B04 • B,E-Doped Acene- and Rylene-Based PAHs, Dyads, and Ladder Polymers
The replacement of selected sp2-hybridized C atoms in p-conjugated organic compounds, especially polycyclic aromatic hydrocarbons (PAHs), with B and E atoms (E = N, O, or S) frequently furnishes heteroatom-doped hybrid compounds with enhanced optoelectronic properties compared to those of their carbonaceous counterparts. Moreover, the symmetry breaking induced by B,E-incorporation can significantly improve the selectivity in late-stage derivatizations.

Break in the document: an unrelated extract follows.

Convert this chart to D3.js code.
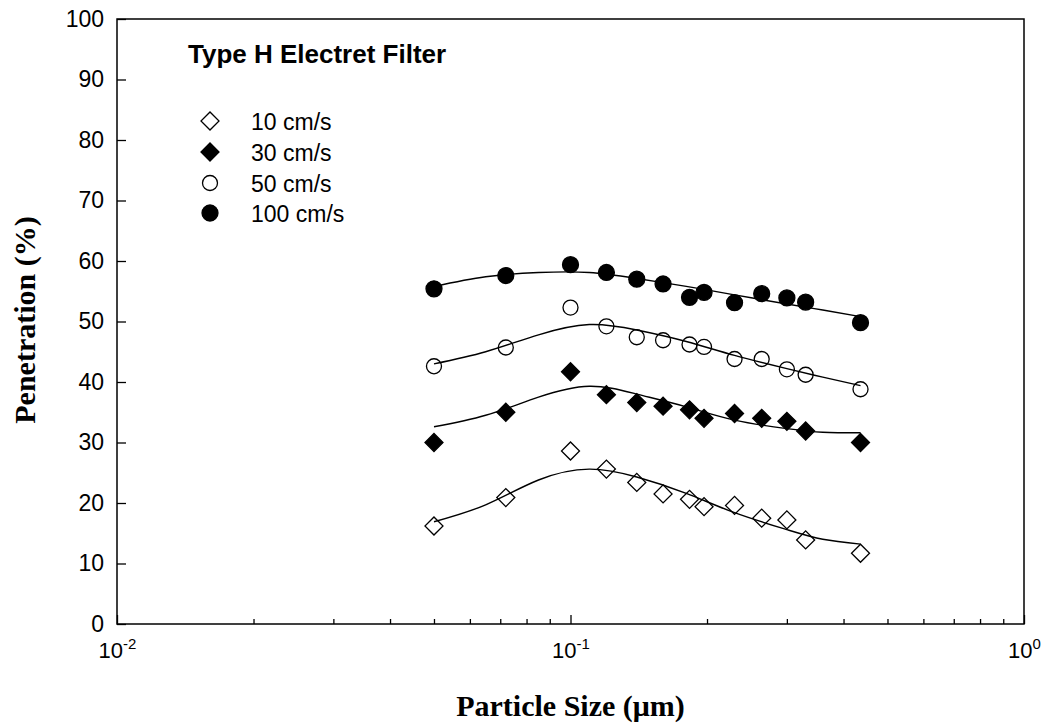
<!DOCTYPE html>
<html>
<head>
<meta charset="utf-8">
<script src="https://cdn.jsdelivr.net/npm/d3@7"></script>
<style>
    body { margin: 0; background: #fff; }
    .tick text { font-family: "Liberation Sans", Arial, sans-serif; fill: #000; }
    .axisTitle { font-family: "Liberation Serif", "Times New Roman", serif; font-weight: bold; font-size: 30px; }
</style>
</head>
<body>
<div id="chart"></div>
<script>
// Particle sizes (um) where penetration was measured
var sizes = [0.05, 0.072, 0.1, 0.12, 0.14, 0.16, 0.183, 0.197, 0.23, 0.264, 0.3, 0.33, 0.436];

// Measured penetration (%) for each face velocity
var p10 = [16.2, 20.9, 28.6, 25.6, 23.4, 21.5, 20.6, 19.4, 19.6, 17.5, 17.2, 13.9, 11.7];
var p30 = [30.0, 35.0, 41.7, 37.9, 36.6, 36.0, 35.4, 34.0, 34.8, 34.0, 33.5, 31.9, 30.0];
var p50 = [42.6, 45.7, 52.3, 49.2, 47.4, 46.9, 46.2, 45.8, 43.8, 43.8, 42.1, 41.2, 38.8];
var p100 = [55.4, 57.6, 59.4, 58.1, 57.0, 56.2, 54.0, 54.8, 53.1, 54.6, 53.9, 53.2, 49.8];

// Fitted curves
var fitSizes = [0.05, 0.065, 0.085, 0.11, 0.14, 0.18, 0.23, 0.3, 0.36, 0.436];
var fit10 = [16.9, 19.7, 23.8, 25.6, 24.3, 21.6, 18.4, 15.6, 14.0, 13.2];
var fit30 = [32.6, 34.5, 37.5, 39.3, 38.0, 35.9, 33.7, 32.3, 31.7, 31.6];
var fit50 = [43.0, 45.0, 47.8, 49.5, 48.6, 46.7, 44.4, 42.2, 40.8, 39.4];
var fit100 = [55.8, 57.4, 58.1, 58.1, 57.1, 55.8, 54.4, 52.9, 51.9, 50.8];

var seriesNames = ["10 cm/s", "30 cm/s", "50 cm/s", "100 cm/s"];
var yTicks = [0, 10, 20, 30, 40, 50, 60, 70, 80, 90, 100];
var xMajor = [0.01, 0.1, 1];
var xMajorExp = ["-2", "-1", "0"];

var width = 1046, height = 728;
var plotLeft = 117, plotRight = 1024, plotTop = 19, plotBottom = 624;

var svg = d3.select("#chart").append("svg")
    .attr("width", width)
    .attr("height", height);

var x = d3.scaleLog().domain([0.01, 1]).range([plotLeft, plotRight]);
var y = d3.scaleLinear().domain([0, 100]).range([plotBottom, plotTop]);

// marker styles per series: diamond open, diamond filled, circle open, circle filled
var shapes = [
    { type: d3.symbolSquare, size: 162, rot: 45, fill: "none" },
    { type: d3.symbolSquare, size: 162, rot: 45, fill: "#000" },
    { type: d3.symbolCircle, size: 177, rot: 0, fill: "none" },
    { type: d3.symbolCircle, size: 200, rot: 0, fill: "#000" }
];
var points = [p10, p30, p50, p100];
var fits = [fit10, fit30, fit50, fit100];

// Frame
svg.append("rect")
    .attr("x", plotLeft).attr("y", plotTop)
    .attr("width", plotRight - plotLeft).attr("height", plotBottom - plotTop)
    .attr("fill", "none").attr("stroke", "#000").attr("stroke-width", 1.5);

// Y axis, ticks pointing inward
var yAxis = svg.append("g")
    .attr("transform", "translate(" + plotLeft + ",0)")
    .call(d3.axisLeft(y).tickValues(yTicks).tickSize(-9).tickPadding(13));
yAxis.select(".domain").remove();
yAxis.selectAll(".tick line").attr("stroke-width", 1.3);
yAxis.selectAll(".tick text").style("font-size", "23px");

// X axis minor ticks
var xMinor = [];
[0.01, 0.1].forEach(function(dec) {
    for (var i = 2; i <= 9; i++) xMinor.push(dec * i);
});
var xMinorAxis = svg.append("g")
    .attr("transform", "translate(0," + plotBottom + ")")
    .call(d3.axisBottom(x).tickValues(xMinor).tickSize(-5).tickFormat(""));
xMinorAxis.select(".domain").remove();
xMinorAxis.selectAll(".tick line").attr("stroke-width", 1.3);

// X axis major ticks with power-of-ten labels
var xAxis = svg.append("g")
    .attr("transform", "translate(0," + plotBottom + ")")
    .call(d3.axisBottom(x).tickValues(xMajor).tickSize(-9).tickFormat(""));
xAxis.select(".domain").remove();
xAxis.selectAll(".tick line").attr("stroke-width", 1.3);
xAxis.selectAll(".tick").each(function(d, i) {
    var t = d3.select(this).append("text")
        .attr("y", 34)
        .attr("fill", "#000")
        .attr("text-anchor", "middle")
        .style("font-size", "22px");
    t.append("tspan").text("10");
    t.append("tspan").attr("dy", -9).style("font-size", "15px").text(xMajorExp[i]);
});

// Fitted curves
var line = d3.line()
    .x(function(d) { return x(d[0]); })
    .y(function(d) { return y(d[1]); })
    .curve(d3.curveNatural);

fits.forEach(function(f) {
    svg.append("path")
        .datum(fitSizes.map(function(s, i) { return [s, f[i]]; }))
        .attr("d", line)
        .attr("fill", "none")
        .attr("stroke", "#000")
        .attr("stroke-width", 1.4);
});

// Data markers
points.forEach(function(p, k) {
    var sh = shapes[k];
    svg.selectAll(".pt" + k)
        .data(sizes.map(function(s, i) { return [s, p[i]]; }))
        .enter()
        .append("path")
        .attr("class", "pt" + k)
        .attr("d", d3.symbol().type(sh.type).size(sh.size))
        .attr("transform", function(d) {
            return "translate(" + x(d[0]) + "," + y(d[1]) + ") rotate(" + sh.rot + ")";
        })
        .attr("fill", sh.fill)
        .attr("stroke", "#000")
        .attr("stroke-width", 1.3);
});

// Title inside plot
svg.append("text")
    .attr("x", 188).attr("y", 63)
    .style("font-family", "'Liberation Sans', Arial, sans-serif")
    .style("font-weight", "bold")
    .style("font-size", "26px")
    .text("Type H Electret Filter");

// Legend
var legendY = [121, 152, 183, 213];
seriesNames.forEach(function(name, k) {
    var sh = shapes[k];
    svg.append("path")
        .attr("d", d3.symbol().type(sh.type).size(sh.size))
        .attr("transform", "translate(210," + legendY[k] + ") rotate(" + sh.rot + ")")
        .attr("fill", sh.fill)
        .attr("stroke", "#000")
        .attr("stroke-width", 1.3);
    svg.append("text")
        .attr("x", 251).attr("y", legendY[k] + 9)
        .style("font-family", "'Liberation Sans', Arial, sans-serif")
        .style("font-size", "23px")
        .text(name);
});

// Axis titles
svg.append("text")
    .attr("class", "axisTitle")
    .attr("x", (plotLeft + plotRight) / 2)
    .attr("y", 716)
    .attr("text-anchor", "middle")
    .text("Particle Size (\u03bcm)");

svg.append("text")
    .attr("class", "axisTitle")
    .attr("transform", "translate(35,320) rotate(-90)")
    .attr("text-anchor", "middle")
    .text("Penetration (%)");
</script>
</body>
</html>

Our laboratories have developed several efficient synthesis strategies for a broad variety of B,E-PAHs and polymers, including: (I) cyclization reactions via Au(I)-catalyzed addition of BO‒H or BN‒H bonds from borinic acids or aminoboranes, respectively, across strategically positioned alkynyl substituents, (II) targeted hydrolysis or aminolysis of arylene-bridged diborane(6) derivatives, (III) ring-expansion reactions of strained boron-containing heterocycles, (IV) nucleophilic aromatic substitution (SNAr) reactions on C-fluorinated B-doped PAHs, (V) (catalytic) silicon/boron exchange (poly)condensation reactions, and (VI) anionic cyclodehydrogenation processes.
This toolbox will be further extended and applied to the synthesis of acene- and rylene-based PAHs, donor‒acceptor dyads, and (macro)molecular materials with a special focus on applications as narrow-band emitters, strong electron acceptors, and smallmolecule sensors.